There is nothing more irrational, absurd or ridiculous, in the Sight of Philosophy, than the Idea of hereditary Kings and Nobles: Yet all the Nations of the Earth civilised Savage and brutal have adopted them. Whence this universal and irresi[s]table Propensity? How Shall it be controuled, restrained corrected, modified or managed?
A Government, a mixed Government may be So organised, I hope, as to preserve the Liberty Equality and Fraternity of the People, without any hereditary ingredient in its composition. Our Nation has attempted it, and if any People can accomplish it, it must be this and may God Almighty prosper and Succeed6 them.
I have Seen the Efforts of the People in France Holland and England. You have read them in all Europe. We both know the result. What is to come We know not.
My personal Interest in such disquis[i]tions can last but a few Hours. But Still homo Sum and Homo I shall be.7
May you live to a greater age than mine, and be able to die with brighter prospects for your Species, than can fall to the lot, of Your Friend
RC (UkLoBM); letterbook copy (MHi: Adams Papers). Minor differences between the copies have not been noted.
2. The popular movement for universal manhood suffrage in England, driven by the economic depression that followed Napoleon’s downfall and a series of riots and upheavals in 1816, came to a halt in the spring of 1817 when Parliament passed a number of countermeasures, including the suspension of habeas corpus (Elie Halévy, A History of the English People in the Nineteenth Century [6 vols.; New York, 1961], 2:9–30).
3. This sentence was omitted in the letterbook copy.
4. The occasion to which Adams referred was a 1783 request by the Ulster Volunteers to John Jebb, Richard Price, and others for advice on parliamentary reform (Anthony Page, John Jebb and the Enlightenment Origins of British Radicalism [Westport, Conn., 2003], 255). John Jebb (1736–1786), minister, physician, and politician, worked for parliamentary reform and universal suffrage. Richard Price (1723–1791) was a writer on political and economic topics and a noncomformist clergyman whose fervent support of the American and French revolutions caused great controversy.

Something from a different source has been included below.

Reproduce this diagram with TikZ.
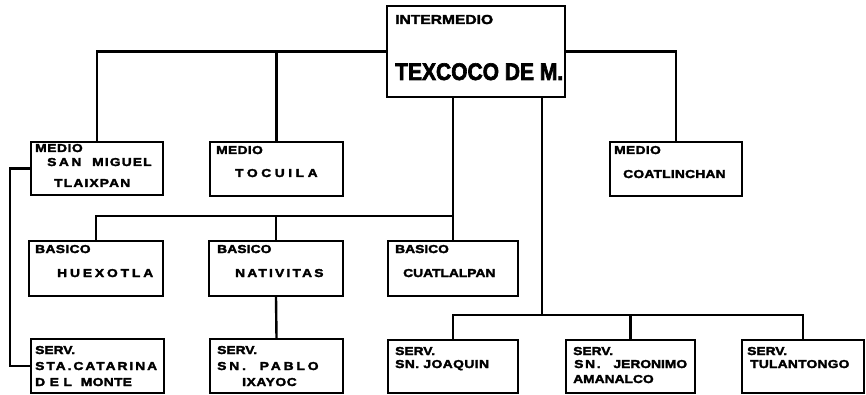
\documentclass[tikz,border=0pt]{standalone}
\usepackage{fontspec}
\setmainfont{Liberation Sans}
\newfontfamily\labfont{Liberation Sans}[FakeStretch=1.2,FakeBold=2.6]
\newcommand{\trk}[2]{{\addfontfeature{LetterSpace=#1}#2}}
\begin{document}
\begin{tikzpicture}[x=1pt,y=-1pt,
  boxst/.style={draw, line width=2.4pt, inner sep=0pt},
  conn/.style={line width=2.4pt},
  lbl/.style={anchor=base west, inner sep=0pt, font=\labfont\bfseries\fontsize{11.5}{12}\selectfont}]
\useasboundingbox (0,0) rectangle (866,395);
\fill[white] (0,0) rectangle (866,395);
% boxes
\node[boxst, minimum width=178pt, minimum height=91pt] (T) at (476,51.5) {};
\node[boxst, minimum width=132pt, minimum height=53pt] (M1) at (97,168.5) {};
\node[boxst, minimum width=133pt, minimum height=54pt] (M2) at (276.5,169) {};
\node[boxst, minimum width=132pt, minimum height=54pt] (M3) at (676,169) {};
\node[boxst, minimum width=134pt, minimum height=55pt] (B1) at (96,268.5) {};
\node[boxst, minimum width=134pt, minimum height=55pt] (B2) at (276,268.5) {};
\node[boxst, minimum width=130pt, minimum height=55pt] (B3) at (453,268.5) {};
\node[boxst, minimum width=133pt, minimum height=54pt] (S1) at (97.5,366) {};
\node[boxst, minimum width=133pt, minimum height=54pt] (S2) at (276.5,366) {};
\node[boxst, minimum width=130pt, minimum height=53pt] (S3) at (453,366.5) {};
\node[boxst, minimum width=129pt, minimum height=53pt] (S4) at (630.5,366.5) {};
\node[boxst, minimum width=122pt, minimum height=53pt] (S5) at (803,366.5) {};
% junctions
\coordinate (J1) at (453,216);
\coordinate (J2) at (542,315);
\coordinate (LX) at (10,0);
% connectors
\draw[conn] (T.west) -| (M1.north);
\draw[conn] (T.east) -| (M3.north);
\draw[conn] (M2.north) -- (M2.north |- T.west);
\draw[conn] (T.south -| J1) -- (B3.north);
\draw[conn] (B1.north) |- (J1);
\draw[conn] (B2.north) -- (B2.north |- J1);
\draw[conn] (B2.south) -- (S2.north);
\draw[conn] (T.south -| J2) -- (J2);
\draw[conn] (S3.north) |- (J2) -| (S5.north);
\draw[conn] (S4.north) -- (S4.north |- J2);
\draw[conn] (M1.west) -| (LX |- S1.west) -- (S1.west);
% texts
\node[lbl] (t1) at (395,24) {\fontsize{13}{14}\selectfont INTERMEDIO};
\node[lbl] (t2) at (395,80) {\fontsize{24}{26}\selectfont\addfontfeature{FakeStretch=0.875}TEXCOCO DE M.};
\node[lbl] (m1a) at (35,152) {\trk{5}{MEDIO}};
\node[lbl] (m1b) at (47,166) {\trk{22}{SAN}\ \hspace{7pt}\trk{10}{MIGUEL}};
\node[lbl] (m1c) at (54,187) {\trk{10}{TLAIXPAN}};
\node[lbl] (m2a) at (216,154) {\trk{3}{MEDIO}};
\node[lbl] (m2b) at (235,177) {\trk{31}{TOCUILA}};
\node[lbl] (m3a) at (614,154) {\trk{3}{MEDIO}};
\node[lbl] (m3b) at (623,178) {\trk{2}{COATLINCHAN}};
\node[lbl] (b1a) at (35,253) {\trk{3}{BASICO}};
\node[lbl] (b1b) at (57,277) {\trk{25}{HUEXOTLA}};
\node[lbl] (b2a) at (217,253) {\trk{1}{BASICO}};
\node[lbl] (b2b) at (235,277) {\trk{19}{NATIVITAS}};
\node[lbl] (b3a) at (395,253) {BASICO};
\node[lbl] (b3b) at (403,277) {CUATLALPAN};
\node[lbl] (s1a) at (35,354) {SERV.};
\node[lbl] (s1b) at (35,370) {\trk{17}{STA.CATARINA}};
\node[lbl] (s1c) at (35,386) {\trk{40}{DEL}\ \hspace{5pt}\trk{3}{MONTE}};
\node[lbl] (s2a) at (217,354) {SERV.};
\node[lbl] (s2b) at (217,370) {\trk{25}{SN.}\ \hspace{10pt}\trk{25}{PABLO}};
\node[lbl] (s2c) at (242,386) {\trk{5}{IXAYOC}};
\node[lbl] (s3a) at (395,355) {SERV.};
\node[lbl] (s3b) at (395,368) {\trk{4}{SN. JOAQUIN}};
\node[lbl] (s4a) at (573,355) {SERV.};
\node[lbl] (s4b) at (574,368) {\trk{15}{SN.}\ \hspace{9pt}JERONIMO};
\node[lbl] (s4c) at (573,383) {AMANALCO};
\node[lbl] (s5a) at (747,355) {SERV.};
\node[lbl] (s5b) at (750,368) {\trk{2}{TULANTONGO}};
\end{tikzpicture}
\end{document}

Charles Lennox, third Duke of Richmond (1735–1806), was also a supporter of the American Revolution and an adherent of universal manhood suffrage.
5. “All the citizens should be equally convoked, and vote in the same manner on those occasions where the means of giving a new organization of society is to be provided for by election: for all are alike interested, since all that every one possesses, all their interests, and their very existence, are there alike involved in a common fate.… Those individuals only should be excluded from elections, who, on account of their age, have not yet reached the years of discretion … those who are by legal judgments disqualified, or who have forfeited their rights by some public offence … perhaps those also, who having accepted some function, may be considered as having placed their suffrages at the will of another person” (Destutt de Tracy, Commentary and Review of Montesquieu’s Spirit of Laws [Shaw and Shoemaker description begins R. R. Shaw and R. H. Shoemaker, comps., American Bibliography: A Preliminary Checklist for 1801–1819 (22 vols.; New York, 1958–66). description ends 22689], 119).
6. “Bless” in letterbook copy.
7. “I am a man and a man I shall be.”